Teaching Assertiveness in the Early Elementary Grades
Showing young students when and how to stick up for themselves and others helps build key executive function skills.
I recently observed a powerful intervention in a kindergarten Zoom class. The teacher and students were discussing ways the children could show their best qualities in school. I assumed the ideas would be things like taking turns, sharing, not calling out, using kind words, etc., so I was surprised when the big one was assertiveness.
My initial reaction was that assertiveness could be good when appropriate but could also represent a type of intrusiveness or entitlement, but in the class assertiveness was depicted through little stories in which characters were confused or fearful, feeling disconnected, or worrying about a classmate; the stories looked at how the characters could remedy those experiences by taking care of themselves and others. In the lesson, assertiveness was about considering what help was needed and speaking up, such as by going to the appropriate adult.
As the lesson unfolded, it became an open-question discussion in which the kinders shared their ideas about what assertiveness is. They built an understanding of it and how to use their assertiveness to take care of themselves and others.
Developing Assertiveness in the Elementary Grades
Assertiveness training can help students have a more accurate perception of their experiences and empower them to deal with distressing situations such as bullying, inappropriate and upsetting behaviors directed at them or classmates, overwhelming instructions, or confusion about lessons or how to follow Covid-19 prevention procedures.
With an understanding of assertiveness and practice building skills, children acquire more effective social awareness and communication options, instead of negative, reactive behaviors such as aggression or withdrawal. The goal is for them to be comfortable and to build skills for effective interpersonal communications such as taking positive action.
Assertiveness and the Developing Brain
Assertiveness, as a behavioral choice, is directed by the brain’s neural networks of children’s developing executive functions in the prefrontal cortex. Executive functions contributing to assertiveness, awareness, and skills include judgment, delay of gratification, emotional self-awareness and self-management, empathy, flexibility of thinking, adaptability, and thoughtful decision-making.
The process of learning—including understanding information and emotional experiences—involves continual remodeling of the brain throughout life via neuroplasticity. The executive function networks’ neuroplastic response is particularly engaged during the elementary school years and is highly responsive to experiences, observations, and practice.
Most remote learning situations, especially for younger students, add stress and reduce the number of direct experiences and opportunities to build social-emotional skills such as empathy and assertiveness. Children miss out on the emotional connections they had in face-to-face interactions with teachers and peer classmates. With less face time with teachers, there is a loss of immediate feedback or timely help when they’re confused or when they want to express their new insights and ideas. However, opportunities can be found for children to build assertiveness and the executive functions they need now more than ever.

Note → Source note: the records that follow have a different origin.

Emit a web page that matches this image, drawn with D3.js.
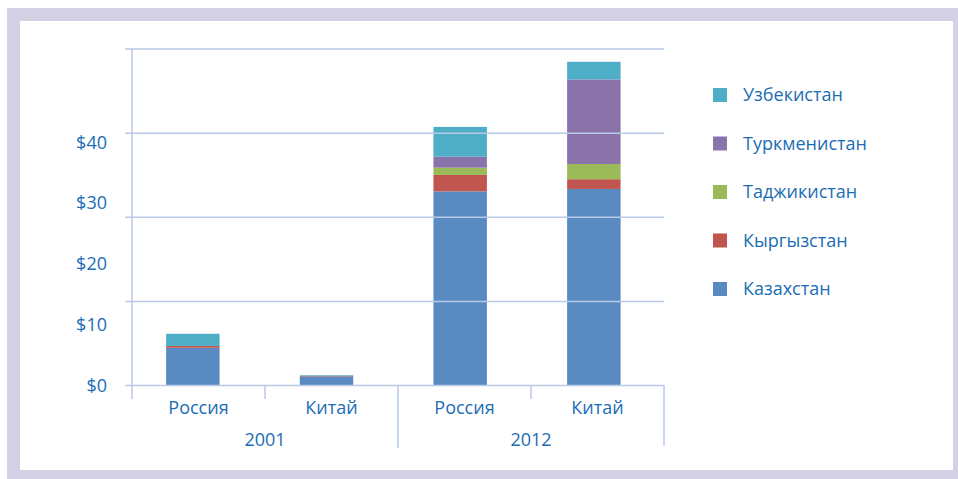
<!DOCTYPE html>
<html>
<head>
<meta charset="utf-8">
<script src="https://cdn.jsdelivr.net/npm/d3@7"></script>
<style>
  body { margin: 0; background: #fff; }
  text { font-family: "Open Sans", sans-serif; fill: #1b6db5; }
</style>
</head>
<body>
<svg class="chart" width="958" height="479"></svg>
<script>
// data
var years = ["2001", "2012"];
var countries = ["Россия", "Китай"];
var series = ["Казахстан", "Кыргызстан", "Таджикистан", "Туркменистан", "Узбекистан"];
var kazakhstan   = [6.2, 1.5, 31.9, 32.3];
var kyrgyzstan   = [0.3, 0.1, 2.7, 1.6];
var tajikistan   = [0.0, 0.0, 1.2, 2.5];
var turkmenistan = [0.0, 0.0, 1.8, 13.9];
var uzbekistan   = [2.0, 0.1, 4.9, 2.9];
var yTicks = [0, 10, 20, 30, 40];
var yMax = 55.3;

var colors = ["#5a8bc0", "#c0564f", "#9bbb59", "#8a72ab", "#4daec6"];

var svg = d3.select(".chart"),
    width = +svg.attr("width"),
    height = +svg.attr("height");

// frame
svg.append("rect").attr("x", 7).attr("y", 8).attr("width", width - 7).attr("height", height - 8).attr("fill", "#d3d1e3");
svg.append("rect").attr("x", 20).attr("y", 21).attr("width", 933).attr("height", 449).attr("fill", "#fff");

var rows = [];
years.forEach(function(yr, i) {
  countries.forEach(function(c, j) {
    var k = i * countries.length + j;
    rows.push({
      key: yr + "-" + c, year: yr, country: c,
      "Казахстан": kazakhstan[k], "Кыргызстан": kyrgyzstan[k], "Таджикистан": tajikistan[k],
      "Туркменистан": turkmenistan[k], "Узбекистан": uzbekistan[k]
    });
  });
});

var keys = rows.map(function(d) { return d.key; });

// category slots (for ticks and labels)
var slot = d3.scaleBand().domain(keys).range([132, 664]);

// bars
var x = d3.scaleBand()
    .domain(keys)
    .range([132, 664])
    .paddingInner(0.6)
    .paddingOuter(0.29)
    .align(0.44);

var y = d3.scaleLinear().domain([0, yMax]).range([385.5, 49]);

var color = d3.scaleOrdinal().domain(series).range(colors);

var stack = d3.stack().keys(series);

svg.append("g").selectAll("g")
  .data(stack(rows))
  .enter().append("g")
    .attr("fill", function(d) { return color(d.key); })
  .selectAll("rect")
  .data(function(d) { return d; })
  .enter().append("rect")
    .attr("x", function(d) { return x(d.data.key); })
    .attr("width", x.bandwidth())
    .attr("y", function(d) { return y(d[1]); })
    .attr("height", function(d) { return y(d[0]) - y(d[1]); });

// gridlines (drawn over the bars)
var gridColor = "#b9c9e8";
var grid = d3.range(5).map(function(i) { return yMax * i / 4; });
svg.append("g").selectAll("line")
  .data(grid)
  .enter().append("line")
    .attr("x1", 125).attr("x2", 664)
    .attr("y1", function(d) { return y(d); })
    .attr("y2", function(d) { return y(d); })
    .attr("stroke", gridColor)
    .attr("stroke-width", 1.5);

// y axis line
svg.append("line")
    .attr("x1", 132).attr("x2", 132).attr("y1", y(yMax)).attr("y2", 399)
    .attr("stroke", gridColor).attr("stroke-width", 1.5);

// y labels
svg.append("g").selectAll("text")
  .data(yTicks)
  .enter().append("text")
    .attr("x", 107)
    .attr("y", function(d) { return y(d); })
    .attr("dy", "0.36em")
    .attr("text-anchor", "end")
    .style("font-size", "18px")
    .text(function(d) { return "$" + d; });

// category ticks and labels
rows.forEach(function(d, i) {
  var left = slot(d.key);
  if (i > 0) {
    var isGroup = i % countries.length == 0;
    svg.append("line")
        .attr("x1", left).attr("x2", left)
        .attr("y1", 385).attr("y2", isGroup ? 448 : 399)
        .attr("stroke", gridColor).attr("stroke-width", 1.5);
  }
  svg.append("text")
      .attr("x", left + slot.bandwidth() / 2)
      .attr("y", 414)
      .attr("text-anchor", "middle")
      .style("font-size", "18px")
      .text(d.country);
});
svg.append("line")
    .attr("x1", 664).attr("x2", 664).attr("y1", 385).attr("y2", 446)
    .attr("stroke", gridColor).attr("stroke-width", 1.5);

years.forEach(function(yr, i) {
  var a = rows[i * countries.length], b = rows[i * countries.length + countries.length - 1];
  var cx = (slot(a.key) + slot(b.key) + slot.bandwidth()) / 2;
  svg.append("text")
      .attr("x", cx)
      .attr("y", 446)
      .attr("text-anchor", "middle")
      .style("font-size", "18px")
      .text(yr);
});

// legend
var legend = svg.append("g").selectAll("g")
  .data(series.slice().reverse())
  .enter().append("g")
    .attr("transform", function(d, i) { return "translate(713," + (95 + i * 48.5) + ")"; });

legend.append("rect")
    .attr("y", -7).attr("width", 14).attr("height", 14)
    .attr("fill", function(d) { return color(d); });

legend.append("text")
    .attr("x", 30)
    .attr("dy", "0.36em")
    .style("font-size", "18px")
    .text(function(d) { return d; });
</script>
</body>
</html>
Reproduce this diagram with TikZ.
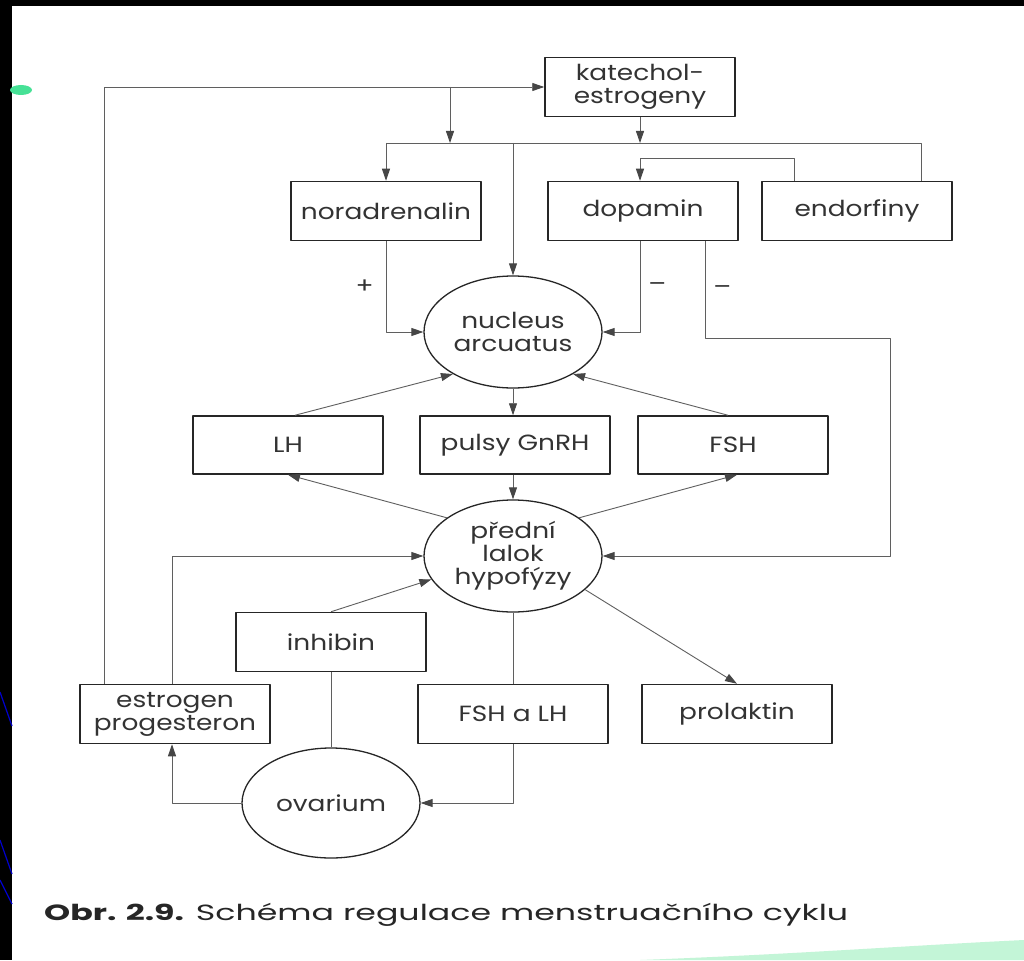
\documentclass[tikz,border=0pt]{standalone}
\usepackage{fontspec}
\setmainfont{Poppins}[FakeStretch=1.2]
\usepackage{graphicx}
\usetikzlibrary{shapes.geometric,arrows.meta}
\definecolor{linegray}{RGB}{95,95,95}
\definecolor{tipgray}{RGB}{70,70,70}
\definecolor{mint}{RGB}{70,225,150}
\definecolor{paleminth}{RGB}{195,245,215}
\begin{document}
\begin{tikzpicture}[x=1pt, y=-1pt, font=\fontsize{22}{23}\selectfont, line join=round,
  box/.style={draw=black!85, line width=1.5pt, minimum width=190pt, minimum height=59pt, inner sep=0pt, align=center, text=black!80},
  oval/.style={ellipse, draw=black!85, line width=1.3pt, minimum width=178pt, minimum height=112pt, inner sep=0pt, align=center, text=black!80},
  conn/.style={draw=linegray, line width=0.9pt, -{Triangle[length=12pt,width=8pt,color=tipgray]}},
  link/.style={draw=linegray, line width=0.9pt},
  sign/.style={inner sep=0pt, text=black!80}]
\useasboundingbox (0,0) rectangle (1024,960);
% scanned page on the dark slide
\fill[black] (0,0) rectangle (1024,960);
\fill[white] (12,6) rectangle (1024,960);
\fill[mint] (21,90) ellipse (11pt and 5pt);
\fill[paleminth] (640,960) .. controls (800,954) and (900,946) .. (1024,940) -- (1024,960) -- cycle;
\draw[blue!80!black, line width=1.2pt] (0,692) -- (12,726);
\draw[blue!80!black, line width=1.2pt] (0,840) -- (12,874);
\draw[blue!80!black, line width=1.2pt] (0,880) -- (12,904);

% boxes and ovals
\node[box] (kat) at (640,87) {katechol-\\estrogeny};
\node[box] (nor) at (386,211) {noradrenalin};
\node[box] (dop) at (643,211) {dopamin};
\node[box] (endo) at (857,211) {endorfiny};
\node[oval] (nuc) at (513,332) {nucleus\\arcuatus};
\node[box, minimum height=58pt] (lh) at (288,445) {LH};
\node[box, minimum height=58pt] (gnrh) at (515,445) {pulsy GnRH};
\node[box, minimum height=58pt] (fsh) at (733,445) {FSH};
\node[oval] (hyp) at (513,556) {přední\\lalok\\hypofýzy};
\node[box] (inh) at (331,642) {inhibin};
\node[box] (estr) at (175,714) {estrogen\\progesteron};
\node[box] (fshlh) at (513,714) {FSH a LH};
\node[box] (prol) at (737,714) {prolaktin};
\node[oval, minimum height=110pt] (ova) at (331,803) {ovarium};

% connectors
\draw[conn] (estr.north -| 104,0) |- (kat.west);
\draw[conn] (kat.west -| 450,0) -- (450,143);
\draw[conn] (kat.south) -- (kat.south |- 0,143);
\draw[link] (nor.north |- 0,143) -- (921,143) -- (endo.north -| 921,0);
\draw[conn] (nor.north |- 0,143) -- (nor.north);
\draw[conn] (513,143) -- (nuc.north);
\draw[conn] (endo.north -| 794,0) |- (640,158) -- (dop.north -| 640,0);
\draw[conn] (nor.south) |- (nuc.west) node[sign, pos=0.25, left=12pt] {+};
\draw[conn] (dop.south -| 640,0) |- (nuc.east) node[sign, pos=0.25, right=8pt] {–};
\draw[conn] (dop.south -| 705,0) |- (890,338) node[sign, pos=0.25, right=8pt] {–} |- (hyp.east);
\draw[conn] ([xshift=7pt]lh.north) -- (nuc.215);
\draw[conn] ([xshift=-5pt]fsh.north) -- (nuc.325);
\draw[conn] (nuc.south) -- (nuc.south |- gnrh.north);
\draw[conn] (gnrh.south -| hyp.north) -- (hyp.north);
\draw[conn] (hyp.150) -- (lh.south);
\draw[conn] (hyp.30) -- ([xshift=4pt]fsh.south);
\draw[conn] (estr.north -| 172,0) |- (hyp.west);
\draw[conn] (inh.north) -- (hyp.196);
\draw[link] (hyp.south) -- (hyp.south |- fshlh.north);
\draw[conn] (hyp.335) -- (prol.north);
\draw[link] (inh.south) -- (ova.north);
\draw[conn] (fshlh.south) |- (ova.east);
\draw[conn] (ova.west) -| (estr.south -| 172,0);

% caption
\node[anchor=base west, inner sep=0pt, text=black!85] (cap) at (44,920) {\resizebox{804pt}{\height}{\textbf{Obr. 2.9.} Schéma regulace menstruačního cyklu}};
\end{tikzpicture}
\end{document}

Assertiveness practice starts with building children’s recognition of situations when it is appropriate to feel concern for themselves and/or others, even if what to do or how to do it is not obvious. In class, and in distance learning, teaching children about the concept of assertiveness is a gradual process, starting with understanding the concept itself.
In the Zoom lesson I observed, the children were guided to recognize the needs of the stories’ characters in distressing situations (e.g., seeing a classmate being bullied). They discussed what might be helpful and built an understanding of assertiveness.
Teachers can help children build assertiveness with empathy awareness and skill-building interventions through the following examples and experiences.
Explore empathy first: Invite children to interpret the meaning of facial expressions as they read books and stories and to reflect on other people’s perspectives as guides to their interactions. Provide chances to evaluate emotional cues—e.g., offer guidance on how to evaluate what a person or character in a story is feeling, and connect that to what actions follow.
Recognize feelings: Suggest situations in which assertiveness could have been or would be helpful:
- How were you feeling when you could not get a partner? What could you have done?
- How did it feel when your friend saw that you were confused about how to find the book in the library and helped you ask the teacher for what you needed?
- What could you do if someone treats you or a classmate in unsafe or mean ways?
Guide play or virtual discussions of “what ifs”: Create role-play situations where students play a variety of character types in order to expand their perspectives, empathy, and awareness of times when assertiveness could be valuable (e.g., bullying, rejection when they want to join a game, being afraid to ask for help).
Practice skills: Model and role-play saying “no” or “I’ll ask an adult” so students get experience asking for help from an adult in those challenging situations.
Teach empathy again: Show how you ask for help or clarification, express concern, or disagree with something in a respectful way.
Sustain connections: You and other adults can guide students when they make missteps. Be an active listener even when they display exaggeration to get attention. Encourage with “I’m so glad you’re letting me know your concerns,” or “What else would you like to say?”
Your efforts to build students’ skill sets for empathy and assertiveness will increase their abilities to care for and about themselves and others, and they will be more able to embrace the challenges and opportunities that lie ahead collaboratively, responsively, and joyfully.